======== RAW DATA
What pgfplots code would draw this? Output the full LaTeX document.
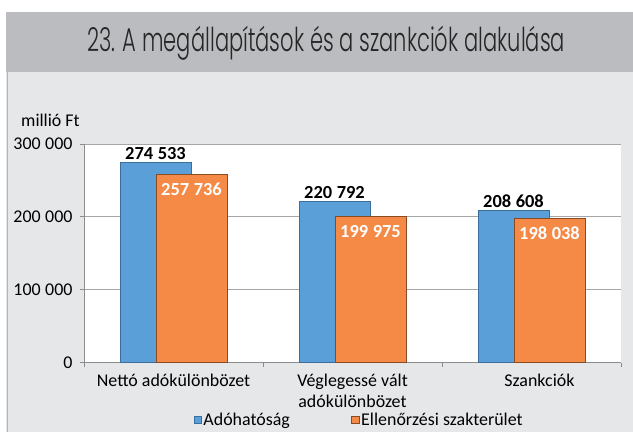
\documentclass[border=0pt]{standalone}
\usepackage{fontspec}
\setmainfont{Carlito}
\newfontfamily\titlefont{Poppins Light}
\usepackage{graphicx}
\usepackage{pgfplots}
\pgfplotsset{compat=1.18}
\definecolor{titlebar}{HTML}{BBBCBF}
\definecolor{panel}{HTML}{E6E7E9}
\definecolor{panelborder}{HTML}{B4B5B8}
\definecolor{barblue}{HTML}{5B9FD8}
\definecolor{barblueedge}{HTML}{3B6E9C}
\definecolor{barorange}{HTML}{F58A47}
\definecolor{barorangeedge}{HTML}{8A4A22}
\definecolor{axisgray}{HTML}{8C8C8C}
\definecolor{gridgray}{HTML}{A6A6A6}
\begin{document}
\begin{tikzpicture}
\path[use as bounding box] (0,0) rectangle (633bp,432bp);
\fill[white] (0,0) rectangle (633bp,432bp);
\fill[panel] (6bp,0) rectangle (633bp,360bp);
\draw[panelborder, line width=0.8bp] (7bp,0) -- (7bp,360bp);
\fill[titlebar] (6bp,360bp) rectangle (633bp,420bp);
\node[anchor=base, inner sep=0pt, text=black!85] at (326bp,380bp)
  {\resizebox{478bp}{\height}{\fontsize{33}{40}\titlefont 23. A megállapítások és a szankciók alakulása}};
\node[anchor=base west, inner sep=0pt, font=\fontsize{18}{21}\selectfont] at (21bp,305bp) {millió Ft};
\begin{axis}[
  at={(84bp,69.5bp)}, anchor=south west,
  scale only axis, width=537bp, height=218.5bp,
  axis background/.style={fill=white},
  xmin=-0.5, xmax=2.5, ymin=0, ymax=300000,
  axis lines*=left,
  axis line style={draw=axisgray, line width=0.8bp},
  ymajorgrids, grid style={draw=gridgray, line width=0.8bp},
  ytick={0,100000,200000,300000},
  scaled y ticks=false,
  tick align=outside, major tick length=4bp,
  tick style={draw=axisgray, line width=0.8bp},
  xtick={0,1,2},
  xticklabels={Nettó adókülönbözet, Véglegessé vált\\[2.5bp]adókülönbözet, \hspace*{16bp}Szankciók},
  xtick style={draw=none},
  extra x ticks={-0.5,0.5,1.5,2.5},
  extra x tick labels={},
  extra x tick style={xtick style={draw=axisgray}},
  xticklabel style={font=\fontsize{18}{19}\selectfont, align=center, anchor=north, yshift=-4bp},
  yticklabel style={font=\fontsize{18}{21}\selectfont, anchor=east, xshift=-4bp,
    /pgf/number format/.cd, fixed, precision=0, 1000 sep={\hspace{0.25em}}, assume math mode=true},
  ybar, bar width=71bp,
  legend style={at={(0.512,-0.263)}, anchor=center, draw=none, fill=none,
    font=\fontsize{18}{21}\selectfont, inner sep=0pt,
    nodes={inner sep=1.5bp},
    /tikz/every even column/.append style={column sep=60bp}},
  legend columns=2,
  legend image code/.code={\fill[#1] (0bp,-3.5bp) rectangle (7.5bp,3.5bp);},
]
\addplot[bar shift=-18bp, fill=barblue, draw=barblueedge, line width=0.8bp,
  nodes near coords={\pgfmathprintnumber[fixed,precision=0,1000 sep={\hspace{0.25em}},assume math mode=true]{\pgfplotspointmeta}},
  nodes near coords style={font=\fontsize{18.5}{21}\selectfont\bfseries, text=black, anchor=base, inner sep=0pt, yshift=3.5bp}]
  coordinates {(0,274533) (1,220792) (2,208608)};
\addlegendentry{Adóhatóság}
\addplot[bar shift=18bp, fill=barorange, draw=barorangeedge, line width=0.8bp,
  nodes near coords={\pgfmathprintnumber[fixed,precision=0,1000 sep={\hspace{0.25em}},assume math mode=true]{\pgfplotspointmeta}},
  nodes near coords style={font=\fontsize{18.5}{21}\selectfont\bfseries, text=white, anchor=base, inner sep=0pt, yshift=-21bp}]
  coordinates {(0,257736) (1,199975) (2,198038)};
\addlegendentry{Ellenőrzési szakterület}
\end{axis}
\end{tikzpicture}
\end{document}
================
WHAT IS REQUIRED:
Copy every line above word for word and exclude the pictures.

RESPONSE TO THIS TASK:
What pgfplots code would draw this? Output the full LaTeX document.
\documentclass[border=0pt]{standalone}
\usepackage{fontspec}
\setmainfont{Carlito}
\newfontfamily\titlefont{Poppins Light}
\usepackage{graphicx}
\usepackage{pgfplots}
\pgfplotsset{compat=1.18}
\definecolor{titlebar}{HTML}{BBBCBF}
\definecolor{panel}{HTML}{E6E7E9}
\definecolor{panelborder}{HTML}{B4B5B8}
\definecolor{barblue}{HTML}{5B9FD8}
\definecolor{barblueedge}{HTML}{3B6E9C}
\definecolor{barorange}{HTML}{F58A47}
\definecolor{barorangeedge}{HTML}{8A4A22}
\definecolor{axisgray}{HTML}{8C8C8C}
\definecolor{gridgray}{HTML}{A6A6A6}
\begin{document}
\begin{tikzpicture}
\path[use as bounding box] (0,0) rectangle (633bp,432bp);
\fill[white] (0,0) rectangle (633bp,432bp);
\fill[panel] (6bp,0) rectangle (633bp,360bp);
\draw[panelborder, line width=0.8bp] (7bp,0) -- (7bp,360bp);
\fill[titlebar] (6bp,360bp) rectangle (633bp,420bp);
\node[anchor=base, inner sep=0pt, text=black!85] at (326bp,380bp)
  {\resizebox{478bp}{\height}{\fontsize{33}{40}\titlefont 23. A megállapítások és a szankciók alakulása}};
\node[anchor=base west, inner sep=0pt, font=\fontsize{18}{21}\selectfont] at (21bp,305bp) {millió Ft};
\begin{axis}[
  at={(84bp,69.5bp)}, anchor=south west,
  scale only axis, width=537bp, height=218.5bp,
  axis background/.style={fill=white},
  xmin=-0.5, xmax=2.5, ymin=0, ymax=300000,
  axis lines*=left,
  axis line style={draw=axisgray, line width=0.8bp},
  ymajorgrids, grid style={draw=gridgray, line width=0.8bp},
  ytick={0,100000,200000,300000},
  scaled y ticks=false,
  tick align=outside, major tick length=4bp,
  tick style={draw=axisgray, line width=0.8bp},
  xtick={0,1,2},
  xticklabels={Nettó adókülönbözet, Véglegessé vált\\[2.5bp]adókülönbözet, \hspace*{16bp}Szankciók},
  xtick style={draw=none},
  extra x ticks={-0.5,0.5,1.5,2.5},
  extra x tick labels={},
  extra x tick style={xtick style={draw=axisgray}},
  xticklabel style={font=\fontsize{18}{19}\selectfont, align=center, anchor=north, yshift=-4bp},
  yticklabel style={font=\fontsize{18}{21}\selectfont, anchor=east, xshift=-4bp,
    /pgf/number format/.cd, fixed, precision=0, 1000 sep={\hspace{0.25em}}, assume math mode=true},
  ybar, bar width=71bp,
  legend style={at={(0.512,-0.263)}, anchor=center, draw=none, fill=none,
    font=\fontsize{18}{21}\selectfont, inner sep=0pt,
    nodes={inner sep=1.5bp},
    /tikz/every even column/.append style={column sep=60bp}},
  legend columns=2,
  legend image code/.code={\fill[#1] (0bp,-3.5bp) rectangle (7.5bp,3.5bp);},
]
\addplot[bar shift=-18bp, fill=barblue, draw=barblueedge, line width=0.8bp,
  nodes near coords={\pgfmathprintnumber[fixed,precision=0,1000 sep={\hspace{0.25em}},assume math mode=true]{\pgfplotspointmeta}},
  nodes near coords style={font=\fontsize{18.5}{21}\selectfont\bfseries, text=black, anchor=base, inner sep=0pt, yshift=3.5bp}]
  coordinates {(0,274533) (1,220792) (2,208608)};
\addlegendentry{Adóhatóság}
\addplot[bar shift=18bp, fill=barorange, draw=barorangeedge, line width=0.8bp,
  nodes near coords={\pgfmathprintnumber[fixed,precision=0,1000 sep={\hspace{0.25em}},assume math mode=true]{\pgfplotspointmeta}},
  nodes near coords style={font=\fontsize{18.5}{21}\selectfont\bfseries, text=white, anchor=base, inner sep=0pt, yshift=-21bp}]
  coordinates {(0,257736) (1,199975) (2,198038)};
\addlegendentry{Ellenőrzési szakterület}
\end{axis}
\end{tikzpicture}
\end{document}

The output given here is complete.